Roman Szemetat, beim örtlichen Veranstalter KPS für die Organisation des Konzertes verantwortlich, gab gestern zu, von dem Ausmaß des Trubels überrascht gewesen zu sein. Erste Berichte vom Konzert in Berlin, an dem es tags zuvor zu ähnlichen Szenen gekommen war, hatten KPS so

spät erreicht, daß an zusätzliche Maßnahmen nicht mehr zu denken war. Auch das Rote Kreuz wurde von der Situation überrascht. Der verantwortliche Einsatzleiter Adolf Finkener hatte bereits Feierabend gemacht, als er telefonisch über die Ohnmachtswelle vor der Halle informiert wurde. Kurzfristig wurden 10 Rettungssanitäter und drei Krankenwagen zur Verstärkung des Sanitätsdienstes zur Stadthalle beordert. Und die mußten während des Konzertes in der Spitzenzeit mehr als 100 Kids versorgen. Da es wegen der Baumaßnahmen bei der Halle derzeit keinen Sanitätsraum gibt, wurden die Ohnmächtigen auf der Baustelle vor der Halle versorgt.

In der Halle war zu diesem Zeitpunkt die Show in vollem Gange. Nachdem um 19.30 endlich die Lichter aus und die Spots angingen, löste frenetisches Gekreische die angestaute vorpubertäre Spannung. Wann immer Donnie, der Traum aller Mädchen, sein Hemd aufriß und seinen glatten Oberkörper nebst Schulter entblößte, steigerte sich das Kreischen orkanartig. In perfekter Choreographie rappten und hippten die „New Kids“ über die Bühne, eine Augenweide.

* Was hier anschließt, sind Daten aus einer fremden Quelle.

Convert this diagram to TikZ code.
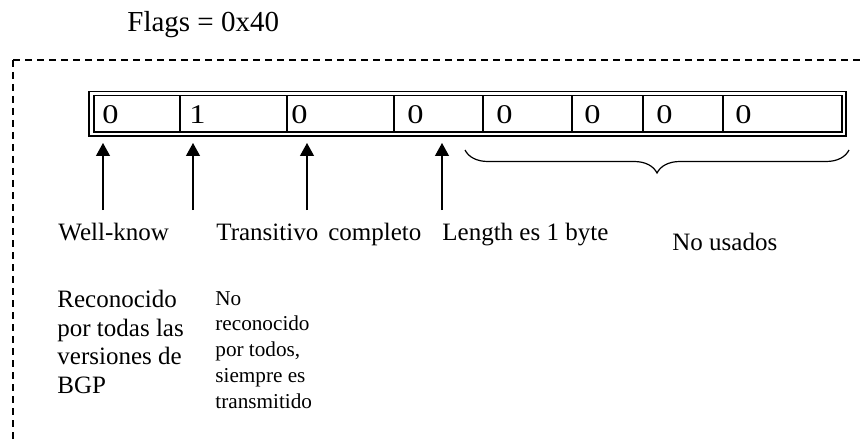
\documentclass[tikz,border=0pt]{standalone}
\usepackage{fontspec}
\setmainfont{Liberation Serif}
\usetikzlibrary{arrows.meta,decorations.pathreplacing}
\begin{document}
\begin{tikzpicture}[x=0.5pt,y=-0.5pt,
  boxline/.style={line width=0.65pt},
  frameline/.style={line width=0.75pt,dash pattern=on 3.5pt off 2.5pt},
  uparrow/.style={line width=0.6pt,-{Triangle[width=7pt,length=6.5pt]}},
  txt/.style={inner sep=0pt,anchor=base west,font=\fontsize{12.5}{14.2}\selectfont},
  smalltxt/.style={inner sep=0pt,anchor=base west,align=left,font=\fontsize{10.6}{12.9}\selectfont},
  bigtxt/.style={inner sep=0pt,anchor=base west,align=left,font=\fontsize{12.5}{14.17}\selectfont},
  digit/.style={inner sep=0pt,anchor=base west,font=\fontsize{13.5}{15}\selectfont}]
\useasboundingbox (0,0) rectangle (860,443);
% title
\node[inner sep=0pt,anchor=base west,font=\fontsize{14.5}{16}\selectfont] (title) at (127,32) {Flags = 0x40};
% dashed frame
\coordinate (fc) at (13,60);
\coordinate (fr) at (861,60);
\coordinate (fb) at (13,444);
\draw[frameline] (fc) -- (fr);
\draw[frameline] (fc) -- (fb);
% register box
\draw[boxline] (89,91.3) rectangle (846,136);
\draw[boxline] (94,95.3) rectangle (842,132);
\foreach \x in {180,287,394,483,572,643,723}
  \draw[boxline] (\x,95.3) -- (\x,132);
% digits
\node[digit] (d1) at (102,124) {\scalebox{1.2}[1]{0}};
\node[digit] (d2) at (189,124) {\scalebox{1.2}[1]{1}};
\node[digit] (d3) at (291,124) {\scalebox{1.2}[1]{0}};
\node[digit] (d4) at (407,124) {\scalebox{1.2}[1]{0}};
\node[digit] (d5) at (496,124) {\scalebox{1.2}[1]{0}};
\node[digit] (d6) at (584,124) {\scalebox{1.2}[1]{0}};
\node[digit] (d7) at (656,124) {\scalebox{1.2}[1]{0}};
\node[digit] (d8) at (735,124) {\scalebox{1.2}[1]{0}};
% arrows
\coordinate (a1s) at (103,210); \coordinate (a1e) at (103,143);
\coordinate (a2s) at (193,210); \coordinate (a2e) at (193,143);
\coordinate (a3s) at (307,210); \coordinate (a3e) at (307,143);
\coordinate (a4s) at (442,210); \coordinate (a4e) at (442,143);
\draw[uparrow] (a1s) -- (a1e);
\draw[uparrow] (a2s) -- (a2e);
\draw[uparrow] (a3s) -- (a3e);
\draw[uparrow] (a4s) -- (a4e);
% brace
\coordinate (bl) at (465,150);
\coordinate (br) at (849,150);
\draw[line width=0.6pt,decorate,decoration={brace,mirror,amplitude=11.5pt}] (bl) -- (br);
% labels
\node[txt] (wk) at (58,240) {Well-know};
\node[txt] (tc) at (216,240) {Transitivo\hspace{0.15em} completo};
\node[txt] (len) at (442,240) {Length es 1 byte};
\node[txt] (nu) at (672,250) {No usados};
\node[bigtxt] (rec) at (57,393) {Reconocido\\por todas las\\versiones de\\BGP};
\node[smalltxt] (norec) at (215,408.2) {No\\reconocido\\por todos,\\siempre es\\transmitido};
\end{tikzpicture}
\end{document}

Die hoffnungslos übersteuerte Anlage ließ in der akustisch ohnehin problematischen Stadthalle nur noch einen Soundbrei am Ohr ankommen. Aber was machte das schon: die 8.000 Kids vor der Bühne kannten alle Songs auswendig und der geringste Wiedererkennungswert reichte zum Mitsingen.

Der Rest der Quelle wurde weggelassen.